The modern theory of evolution from
matter to plant, plant to life, life to mind and from mind to intellect
is nothing but a corroboration of there being a continuous link from one
state of life to another. Else, there would be no evolution and there
would be no meaning in any form of ‘related’ life at all. All this
requires deep study, and a mere cursory reading of one or two textbooks
may not be adequate. The principle involves vast areas beyond the ken of
the studies provided in our modern colleges and universities.
The principle of karma, or the
principle of reaction which conditions the notions of good and bad etc.,
is not supposed to apply to the sub-human species since they do not
have the self-consciousness of personal agency in action and are just
guided by the natural forces of evolution. Nemesis cannot be attributed
to an individual as long as it is free from personal agency in action.
The sub-human species evolve in the same way as there is rise of life
from matter to the vegetable kingdom, etc., as mentioned. This is not
caused by karma, but by the very pressure of universal evolution.

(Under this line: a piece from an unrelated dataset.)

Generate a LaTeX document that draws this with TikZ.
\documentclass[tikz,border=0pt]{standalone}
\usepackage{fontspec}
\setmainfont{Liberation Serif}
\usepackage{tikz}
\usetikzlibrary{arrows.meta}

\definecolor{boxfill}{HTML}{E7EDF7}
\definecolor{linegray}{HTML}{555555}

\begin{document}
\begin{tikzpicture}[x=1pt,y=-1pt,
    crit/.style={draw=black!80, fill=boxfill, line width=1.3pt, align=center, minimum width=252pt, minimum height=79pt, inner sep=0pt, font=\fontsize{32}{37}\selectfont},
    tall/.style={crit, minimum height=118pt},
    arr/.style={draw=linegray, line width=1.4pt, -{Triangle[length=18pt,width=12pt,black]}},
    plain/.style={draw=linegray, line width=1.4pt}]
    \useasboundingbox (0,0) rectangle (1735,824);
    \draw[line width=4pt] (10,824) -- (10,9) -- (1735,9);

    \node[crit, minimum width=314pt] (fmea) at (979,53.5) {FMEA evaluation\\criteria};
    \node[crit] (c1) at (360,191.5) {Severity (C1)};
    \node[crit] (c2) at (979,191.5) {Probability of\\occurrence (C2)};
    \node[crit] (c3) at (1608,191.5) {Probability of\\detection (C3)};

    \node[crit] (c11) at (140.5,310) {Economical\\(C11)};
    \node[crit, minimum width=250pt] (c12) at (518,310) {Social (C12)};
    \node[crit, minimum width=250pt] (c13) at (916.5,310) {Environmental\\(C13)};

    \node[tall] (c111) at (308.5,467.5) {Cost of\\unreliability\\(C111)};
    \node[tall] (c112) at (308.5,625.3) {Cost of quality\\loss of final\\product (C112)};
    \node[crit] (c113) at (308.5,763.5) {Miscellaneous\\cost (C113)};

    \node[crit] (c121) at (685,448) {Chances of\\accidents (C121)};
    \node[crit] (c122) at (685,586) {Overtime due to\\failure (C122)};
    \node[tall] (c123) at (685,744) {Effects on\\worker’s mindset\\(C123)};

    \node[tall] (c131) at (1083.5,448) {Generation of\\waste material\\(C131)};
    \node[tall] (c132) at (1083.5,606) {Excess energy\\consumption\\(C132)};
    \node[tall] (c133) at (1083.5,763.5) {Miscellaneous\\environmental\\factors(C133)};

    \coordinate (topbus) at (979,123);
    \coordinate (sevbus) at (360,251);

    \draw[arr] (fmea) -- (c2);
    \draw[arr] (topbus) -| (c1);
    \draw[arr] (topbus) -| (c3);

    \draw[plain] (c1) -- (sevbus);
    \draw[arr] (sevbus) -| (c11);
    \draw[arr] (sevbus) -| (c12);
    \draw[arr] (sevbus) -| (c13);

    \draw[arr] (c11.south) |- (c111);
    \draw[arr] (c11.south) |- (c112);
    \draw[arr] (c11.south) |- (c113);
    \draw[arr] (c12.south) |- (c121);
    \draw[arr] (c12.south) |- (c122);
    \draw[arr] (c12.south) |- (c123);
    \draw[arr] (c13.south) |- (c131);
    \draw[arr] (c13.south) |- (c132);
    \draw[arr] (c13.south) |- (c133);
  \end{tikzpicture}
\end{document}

If there is no transcendent meaning of
the human being beyond the present life, no one would lift a finger or
do anything in this life unless he is an idiot of the first water,
knowing well that the next moment death may overtake anyone and no one
can be sure that one can be alive after a few minutes more. Who, on
earth, will try to do anything in this world if the next moment is
uncertain, unless it is to be accounted for by an unconscious pull of
the transcendent ‘Beyond’ which speaks in a language of ‘Eternity’ that
there is life further to this medley of uncertainties, anxieties and
insecurities here on earth? The point that man is to be restrained from
undesirable behaviour and action can have meaning only if there is
something more than the meaning seen in earthly life. Else, what is the
point of being good or exhibiting good behaviour? Why should there be
morality, why should there be anything at all, since everything is going
to be devoured by death the next moment?